日曜朝の認知症ラジオ番組、ニッポン放送の「ひだまりハウス」。ボディビルダーの本山輝幸氏が開発した「本山式筋トレ」が紹介されたのですが、その中で思わず「あるある!」と言ってしまった話をご紹介します。
母は疲れを知らない?
ここで、認知症ねっとさんの徘徊の原因の記事を引用します。
認知症では疲れるという感じも鈍くなってしまうので、夜通し歩き続けられたりして、かなり遠くまで行ってしまっている人もいます。
引用元:https://info.ninchisho.net/symptom/s50
こういった話よく聞くと思うのですが、本山さんはこのことを、「認知症やMCI(軽度認知障害)の人が特別体力があるわけではなく、痛みや疲れが脳まで届かない」と言ってました。
試しにスクワットをやってみたところ、30回、40回でももが痛いという人が多い中、MCIの方はこちらが止めるまでやり続けることがあったそうです。
母は徘徊しない(手足が不自由でできない)のですが、この話を聞いて意味不明な体力を発揮したことが2度あることを思い出しました。
1.全力で挑んだ握力テスト
かかりつけ医の指示で、訪問リハビリの際に母の握力テストをする機会がありました。シャルコー・マリー・トゥース病の母は、特に握力がなく左手はわずか5kg。その時の母の様子が、今でも忘れられません。
握力計を全力で握る母が、見たことないくらい頑張っているのです・・・いつまでも。作業療法士さんがストップしてくれて終了したのですが、20分後、母は急に倒れてしまい、そのまま寝込んでしまいました。
あわてて病院に電話したのですが、様子を見るということでその時は終わりました。何が起きたかずっと分からなかったのですが、2年半経った今、ラジオを聴いていてこれだ!と思ったのです。疲れや痛みに鈍かったのかもしれません。
2.料理を急に止める
母が外で料理をする機会があったのですが(詳しくは自著:医者は知らない!認知症介護で倒れないための55の心得を参照)、このときもブレーカーをOFFにしたような感じで、料理を止めてしまいました。理由が分からなかったのですが、自分で疲れを意識できなかったのではと思いました。
ちなみに本山氏曰く、痛みや疲れを感じない・感じにくい人は、性別や年齢関係なく5人に1人はいるそうで、認知機能が低下しやすいんだそうです。ここ数年の謎が、一気に解決したのでした。
ス・マ・ヌ テスト
ラジオで本山氏が紹介していた「ス・マ・ヌテスト」もご紹介します。
こちらはテレビ番組で見た方もいると思うのですが、カタカナでス・マ・ヌという文字を、ボールペン・鉛筆・指などで手のひらに書きます。手のひらは背中より範囲が狭くて難しく、MCIの方は正解率が半分以下になるそうです。一般的には6回中5回は正解するらしいのですが、意外と難しいそうです。帰省したら、母に試してみたいと思います。

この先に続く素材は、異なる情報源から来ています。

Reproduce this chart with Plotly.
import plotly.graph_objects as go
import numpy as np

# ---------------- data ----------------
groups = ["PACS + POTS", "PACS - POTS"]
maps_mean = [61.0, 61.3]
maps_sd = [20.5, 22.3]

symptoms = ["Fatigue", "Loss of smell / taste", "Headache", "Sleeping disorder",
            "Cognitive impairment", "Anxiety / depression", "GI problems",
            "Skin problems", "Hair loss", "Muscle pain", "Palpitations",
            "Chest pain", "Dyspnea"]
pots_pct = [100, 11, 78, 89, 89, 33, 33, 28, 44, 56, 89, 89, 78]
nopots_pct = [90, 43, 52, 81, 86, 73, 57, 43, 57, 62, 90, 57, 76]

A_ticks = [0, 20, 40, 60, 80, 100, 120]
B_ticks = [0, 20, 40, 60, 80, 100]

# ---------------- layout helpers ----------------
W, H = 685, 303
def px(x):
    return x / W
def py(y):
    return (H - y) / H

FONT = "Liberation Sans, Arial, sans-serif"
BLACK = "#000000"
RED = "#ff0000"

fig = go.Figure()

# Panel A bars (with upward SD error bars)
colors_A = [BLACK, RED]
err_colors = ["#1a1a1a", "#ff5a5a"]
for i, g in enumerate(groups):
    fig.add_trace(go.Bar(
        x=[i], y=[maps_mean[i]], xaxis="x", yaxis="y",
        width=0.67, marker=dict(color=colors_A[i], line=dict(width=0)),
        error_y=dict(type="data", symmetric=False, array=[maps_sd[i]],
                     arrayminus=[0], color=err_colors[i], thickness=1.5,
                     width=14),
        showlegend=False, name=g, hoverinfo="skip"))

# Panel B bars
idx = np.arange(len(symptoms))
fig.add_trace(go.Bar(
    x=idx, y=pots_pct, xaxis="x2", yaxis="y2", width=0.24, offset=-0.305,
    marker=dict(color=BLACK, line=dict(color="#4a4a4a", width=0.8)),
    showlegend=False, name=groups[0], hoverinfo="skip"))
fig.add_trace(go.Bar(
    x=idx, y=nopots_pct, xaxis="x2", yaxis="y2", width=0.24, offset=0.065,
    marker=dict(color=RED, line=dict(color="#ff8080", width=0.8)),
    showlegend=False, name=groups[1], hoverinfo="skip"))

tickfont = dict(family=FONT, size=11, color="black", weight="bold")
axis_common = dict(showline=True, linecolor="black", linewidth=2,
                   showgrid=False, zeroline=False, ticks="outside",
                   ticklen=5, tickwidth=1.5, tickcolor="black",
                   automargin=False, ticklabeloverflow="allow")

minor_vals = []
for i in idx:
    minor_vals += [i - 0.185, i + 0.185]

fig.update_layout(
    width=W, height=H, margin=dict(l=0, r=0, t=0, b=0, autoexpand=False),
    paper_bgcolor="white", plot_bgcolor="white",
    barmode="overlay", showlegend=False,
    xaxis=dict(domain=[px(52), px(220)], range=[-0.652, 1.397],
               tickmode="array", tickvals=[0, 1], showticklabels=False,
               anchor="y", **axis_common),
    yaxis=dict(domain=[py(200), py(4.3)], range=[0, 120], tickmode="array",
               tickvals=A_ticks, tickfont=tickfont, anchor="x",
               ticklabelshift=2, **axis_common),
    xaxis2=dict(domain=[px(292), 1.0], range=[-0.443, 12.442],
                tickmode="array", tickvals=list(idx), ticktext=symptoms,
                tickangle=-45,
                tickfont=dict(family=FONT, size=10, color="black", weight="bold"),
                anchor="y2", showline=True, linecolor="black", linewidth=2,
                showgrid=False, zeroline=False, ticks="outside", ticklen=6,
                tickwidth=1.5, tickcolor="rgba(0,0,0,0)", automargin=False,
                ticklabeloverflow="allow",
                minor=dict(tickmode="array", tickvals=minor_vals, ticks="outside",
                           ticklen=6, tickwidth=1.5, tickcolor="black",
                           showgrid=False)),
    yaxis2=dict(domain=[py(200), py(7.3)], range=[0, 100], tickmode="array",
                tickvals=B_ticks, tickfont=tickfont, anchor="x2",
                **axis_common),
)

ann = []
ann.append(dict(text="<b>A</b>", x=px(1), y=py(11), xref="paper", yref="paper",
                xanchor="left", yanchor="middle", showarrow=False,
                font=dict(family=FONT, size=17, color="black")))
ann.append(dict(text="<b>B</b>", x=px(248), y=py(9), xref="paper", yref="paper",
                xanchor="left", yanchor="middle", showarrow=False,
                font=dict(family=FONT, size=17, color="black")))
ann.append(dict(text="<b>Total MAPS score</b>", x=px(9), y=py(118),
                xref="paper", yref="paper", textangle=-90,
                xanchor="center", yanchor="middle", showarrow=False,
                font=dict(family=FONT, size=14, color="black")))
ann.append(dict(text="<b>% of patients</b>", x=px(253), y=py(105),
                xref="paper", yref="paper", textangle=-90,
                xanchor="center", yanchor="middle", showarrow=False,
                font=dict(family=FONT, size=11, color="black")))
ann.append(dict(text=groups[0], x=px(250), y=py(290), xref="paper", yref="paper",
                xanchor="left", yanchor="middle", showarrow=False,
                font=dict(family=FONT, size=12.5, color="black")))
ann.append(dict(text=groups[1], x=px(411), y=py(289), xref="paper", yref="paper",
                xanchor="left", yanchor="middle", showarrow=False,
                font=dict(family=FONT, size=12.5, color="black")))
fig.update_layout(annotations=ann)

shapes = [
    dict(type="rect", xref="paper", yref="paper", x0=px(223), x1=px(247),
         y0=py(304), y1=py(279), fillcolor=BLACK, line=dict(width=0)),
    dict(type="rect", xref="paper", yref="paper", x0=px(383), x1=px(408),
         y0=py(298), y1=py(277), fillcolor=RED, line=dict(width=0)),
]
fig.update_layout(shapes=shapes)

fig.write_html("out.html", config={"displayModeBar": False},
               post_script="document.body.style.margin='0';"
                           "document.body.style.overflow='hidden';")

テスト自体よりも、脳が手のひらに集中して活性化することが大切と言ってました。本山氏の本は下記、認知機能トレーニングは、東京・御茶ノ水のオリーブクリニックお茶の水でやっています。最後にもうひとつ、この記事と関連しないお知らせがあります。
NIKKEI STYLEのインタビュー受けました
日本経済新聞社と「日経ビジネス」などを出版する日経BP社が共同運営しているサイト「NIKKEI STYLE」。その中の人気コーナー「次世代リーダーの転職学」のインタビューを受けました。
日経のようなビジネス系の媒体で掲載されるのは初めてです。本を書くときも「働き方」や「転職」の話を企画段階では結構盛り込むのですが、認知症介護とは関係ないということでいつもボツになります。
よかったら、読んでみてください。
今日もしれっと、しれっと。
お母様は、今は前頭葉症状が目立つ様ですが、レビーでも有ると思います。
レビーの場合、理由はよく分かりませんが、突然固まって動けなくなる(動かなくなる)場合があります。多くは短時間で回復する様です。レビーの家族は、フリーズしたと呼んでいる様です。

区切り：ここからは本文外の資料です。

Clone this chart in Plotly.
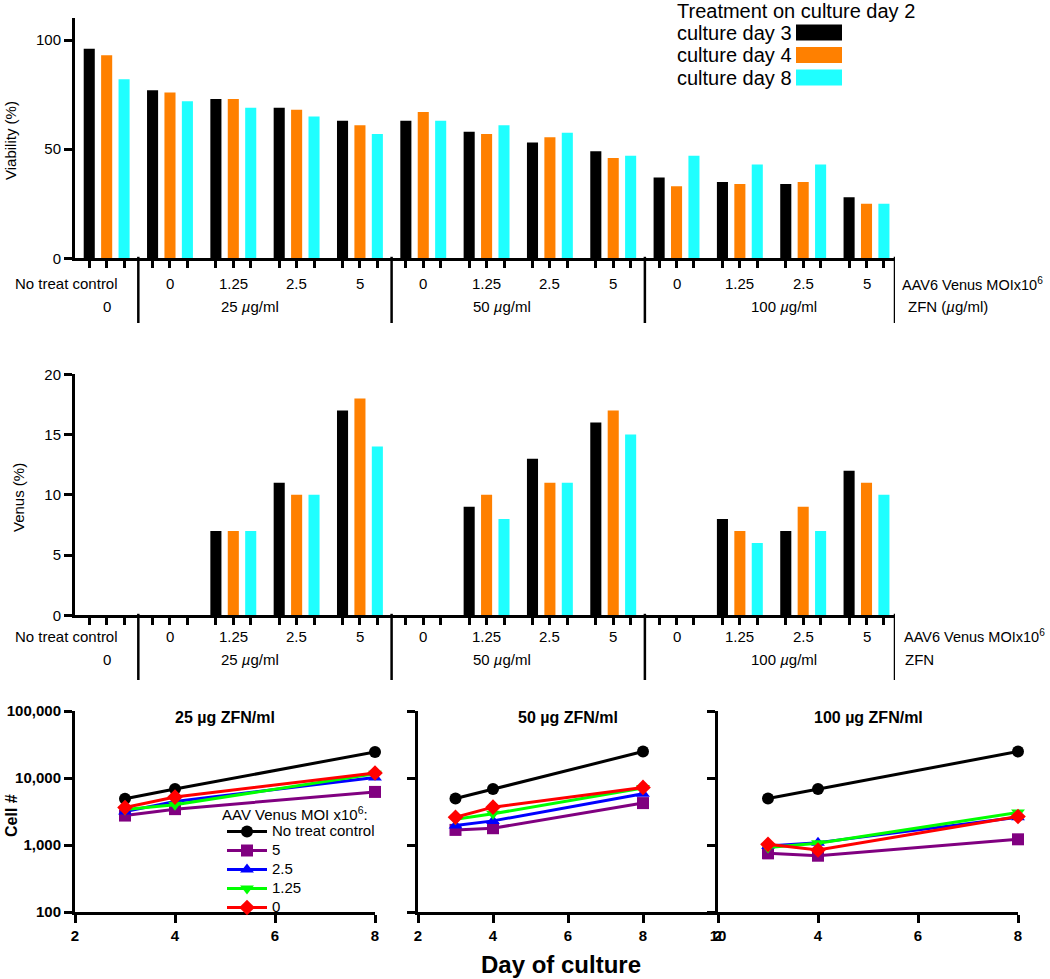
import plotly.graph_objects as go

W, H = 1050, 979
FONT = "Liberation Sans, Arial, Helvetica, sans-serif"

# ---------------- data ----------------
moi_labels = ["No treat control", "0", "1.25", "2.5", "5",
              "0", "1.25", "2.5", "5", "0", "1.25", "2.5", "5"]
zfn_labels_top = ["0", "25 <i>µ</i>g/ml", "50 <i>µ</i>g/ml", "100 <i>µ</i>g/ml"]
day_series = ["culture day 3", "culture day 4", "culture day 8"]

viability_day3 = [96, 77, 73, 69, 63, 63, 58, 53, 49, 37, 35, 34, 28]
viability_day4 = [93, 76, 73, 68, 61, 67, 57, 55.5, 46, 33, 34, 35, 25]
viability_day8 = [82, 72, 69, 65, 57, 63, 61, 57.5, 47, 47, 43, 43, 25]

venus_day3 = [0, 0, 7, 11, 17, 0, 9, 13, 16, 0, 8, 7, 12]
venus_day4 = [0, 0, 7, 10, 18, 0, 10, 11, 17, 0, 7, 9, 11]
venus_day8 = [0, 0, 7, 10, 14, 0, 8, 11, 15, 0, 6, 7, 10]

culture_days = [3, 4, 8]
moi_series = ["No treat control", "5", "2.5", "1.25", "0"]
panel_titles = ["25 µg ZFN/ml", "50 µg ZFN/ml", "100 µg ZFN/ml"]
cells_25 = [[4900, 6850, 24500],
            [2750, 3430, 6200],
            [3150, 4450, 10200],
            [3400, 4000, 11600],
            [3630, 5190, 11900]]
cells_50 = [[4950, 6840, 24800],
            [1680, 1780, 4220],
            [1950, 2290, 5820],
            [2430, 2920, 7100],
            [2600, 3670, 7240]]
cells_100 = [[4950, 6840, 24800],
             [750, 692, 1216],
             [966, 1085, 2600],
             [920, 1060, 3050],
             [1023, 841, 2660]]
y_tick_vals = [100, 1000, 10000, 100000]
y_tick_text = ["100", "1,000", "10,000", "100,000"]

# ---------------- styles ----------------
day_colors = ["#000000", "#FF8000", "#1FFFFF"]
moi_colors = ["#000000", "#800080", "#0000FF", "#00FF00", "#FF0000"]
moi_symbols = ["circle", "square", "triangle-up", "triangle-down", "diamond"]


def px_x(p):
    return p / W


def px_y(p):
    return 1 - p / H


fig = go.Figure()
groups = list(range(len(moi_labels)))

for name, vals, col in zip(day_series, [viability_day3, viability_day4, viability_day8], day_colors):
    fig.add_trace(go.Bar(x=groups, y=vals, name=name, marker=dict(color=col, line=dict(width=0)),
                         xaxis="x", yaxis="y", showlegend=False))
for name, vals, col in zip(day_series, [venus_day3, venus_day4, venus_day8], day_colors):
    fig.add_trace(go.Bar(x=groups, y=vals, name=name, marker=dict(color=col, line=dict(width=0)),
                         xaxis="x2", yaxis="y2", showlegend=False))

for p, (panel, ax) in enumerate(zip([cells_25, cells_50, cells_100], ["3", "4", "5"])):
    for i, (name, vals) in enumerate(zip(moi_series, panel)):
        fig.add_trace(go.Scatter(
            x=culture_days, y=vals, mode="lines+markers",
            name=f'<span style="font-size:15px">{name}</span>',
            line=dict(color=moi_colors[i], width=3),
            marker=dict(color=moi_colors[i], symbol=moi_symbols[i], size=12, line=dict(width=0)),
            xaxis="x" + ax, yaxis="y" + ax, showlegend=(p == 0), cliponaxis=False,
            legendgroup=name))

BAR_GAP = 0.175
slot = (1 - BAR_GAP) / 3
bar_ticks = [g + k * slot for g in groups for k in (-1, 0, 1)]

line_style = dict(showline=True, linewidth=3, linecolor="black", showgrid=False, zeroline=False,
                  ticks="outside", tickcolor="black", tickwidth=2.5, ticklen=8, automargin=False)

X_RANGE = [-0.5, 12.45]
layout_axes = dict(
    xaxis=dict(domain=[px_x(75), px_x(895)], range=X_RANGE, tickvals=bar_ticks, showticklabels=False,
               anchor="y", **{**line_style, "ticklen": 7}),
    yaxis=dict(domain=[px_y(258.3), px_y(18.2)], range=[0, 110], tickvals=[0, 50, 100],
               tickfont=dict(size=15), anchor="x", **line_style),
    xaxis2=dict(domain=[px_x(75), px_x(895)], range=X_RANGE, tickvals=bar_ticks, showticklabels=False,
                anchor="y2", **{**line_style, "ticklen": 7}),
    yaxis2=dict(domain=[px_y(615.3), px_y(374.3)], range=[0, 20], tickvals=[0, 5, 10, 15, 20],
                tickfont=dict(size=15), anchor="x2", **line_style),
)
bottom_x = [(75, 375, [2, 8], [2, 4, 6, 8]),
            (418, 718, [2, 10], [2, 4, 6, 8, 10]),
            (718, 1018, [2, 8], [2, 4, 6, 8])]
for k, (ax, (x0, x1, rng, tv)) in enumerate(zip(["3", "4", "5"], bottom_x)):
    layout_axes["xaxis" + ax] = dict(domain=[px_x(x0), px_x(x1)], range=rng, tickvals=tv,
                                     tickfont=dict(size=15, weight="bold"), anchor="y" + ax, **line_style)
    layout_axes["yaxis" + ax] = dict(domain=[px_y(912), px_y(711)], type="log", range=[2, 5],
                                     tickvals=y_tick_vals, ticktext=y_tick_text,
                                     showticklabels=(k == 0),
                                     tickfont=dict(size=15, weight="bold"), anchor="x" + ax, **line_style)

annotations = []
shapes = []


def add_text(text, x, y, size=15, xref="paper", xanchor="center", angle=0, bold=False):
    annotations.append(dict(text=f"<b>{text}</b>" if bold else text, x=x, y=y, xref=xref, yref="paper",
                            xanchor=xanchor, yanchor="middle", showarrow=False, textangle=angle,
                            font=dict(size=size, family=FONT, color="black")))


zfn_label_pos = [0, 2.27, 6.25, 10.7]
for ax, row1, row2, y_axis_px, y_end_px, right1, right2, r1x, r2x in [
        ("x", 283.5, 306, 258.3, 323, "AAV6 Venus MOIx10<sup>6</sup>", "ZFN (<i>µ</i>g/ml)", 900, 906),
        ("x2", 636, 659, 615.3, 680, "AAV6 Venus MOIx10<sup>6</sup>", "ZFN", 902, 903)]:
    for g, lab in enumerate(moi_labels):
        if g == 0:
            add_text(lab, px_x(66.5), px_y(row1))
        else:
            add_text(lab, g, px_y(row1), xref=ax)
    for pos, lab in zip(zfn_label_pos, zfn_labels_top):
        add_text(lab, pos, px_y(row2), xref=ax)
    add_text(right1, px_x(r1x), px_y(row1), xanchor="left", size=14.5)
    add_text(right2, px_x(r2x), px_y(row2), xanchor="left", size=15)
    for xs in [0.5, 4.5, 8.5, X_RANGE[1]]:
        shapes.append(dict(type="line", xref=ax, yref="paper", x0=xs, x1=xs,
                           y0=px_y(y_axis_px - 1.5), y1=px_y(y_end_px),
                           line=dict(color="black", width=2.5)))

# y axis titles
add_text("Viability (%)", px_x(10), px_y(141), angle=-90, size=15)
add_text("Venus (%)", px_x(18), px_y(498), angle=-90, size=15)
add_text("Cell #", px_x(11), px_y(816), angle=-90, size=16, bold=True)

# bottom panel titles
for title, cx in zip(panel_titles, [225, 568, 868]):
    add_text(title, px_x(cx), px_y(717), size=16, bold=True)
add_text("Day of culture", px_x(561), px_y(964), size=24, bold=True)

# legend heading of the bottom-left panel
annotations.append(dict(text="AAV Venus MOI x10<sup>6</sup>:", x=px_x(220), y=px_y(813), xref="paper",
                        yref="paper", xanchor="left", yanchor="middle", showarrow=False,
                        font=dict(size=15, family=FONT, color="black")))

# top legend (text left, swatch right)
add_text("Treatment on culture day 2", px_x(675), px_y(11), size=20, xanchor="left")
for i, (name, col) in enumerate(zip(day_series, day_colors)):
    cy = 32.5 + 22.5 * i
    add_text(name, px_x(675), px_y(cy), size=20, xanchor="left")
    shapes.append(dict(type="rect", xref="paper", yref="paper",
                       x0=px_x(796), x1=px_x(842), y0=px_y(cy - 8), y1=px_y(cy + 8),
                       fillcolor=col, line=dict(width=0)))

fig.update_layout(
    template="none",
    width=W, height=H, margin=dict(l=0, r=0, t=0, b=0, autoexpand=False),
    paper_bgcolor="white", plot_bgcolor="white",
    font=dict(family=FONT, color="black", size=15),
    barmode="group", bargap=BAR_GAP, bargroupgap=0.364,
    annotations=annotations, shapes=shapes,
    legend=dict(x=px_x(222), y=px_y(817), xanchor="left", yanchor="top",
                bgcolor="rgba(0,0,0,0)", borderwidth=0, tracegroupgap=0, itemwidth=40,
                font=dict(size=12, family=FONT, color="black")),
    **layout_axes,
)

# remove the browser's default 8px page margin so the figure sits at the window's corner
fig.write_html("out.html", config={"displayModeBar": False},
               post_script="document.body.style.margin = '0px';")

あと、一時的に大きな力を出すことも、良くあります。特にせん妄の時に起きやすい印象が、強いです。
人間の筋肉の力は、普段使っている筋力の5倍程度有ると言われて居ます。普段は、筋肉の力を全て使い切ることを、脳が抑制している様です。せん妄や一危機的な状況などの時に、この抑制が解放されて、筋力を全て使える様になる様です。火事場の馬鹿力というのが、この現象に相当します。
小関先生
ありがとうございます。
脳が筋肉を抑制しているけど、それが解放されるという説明、すごく納得です。やはり脳ってすごい役割を果たしているんだなと感じます。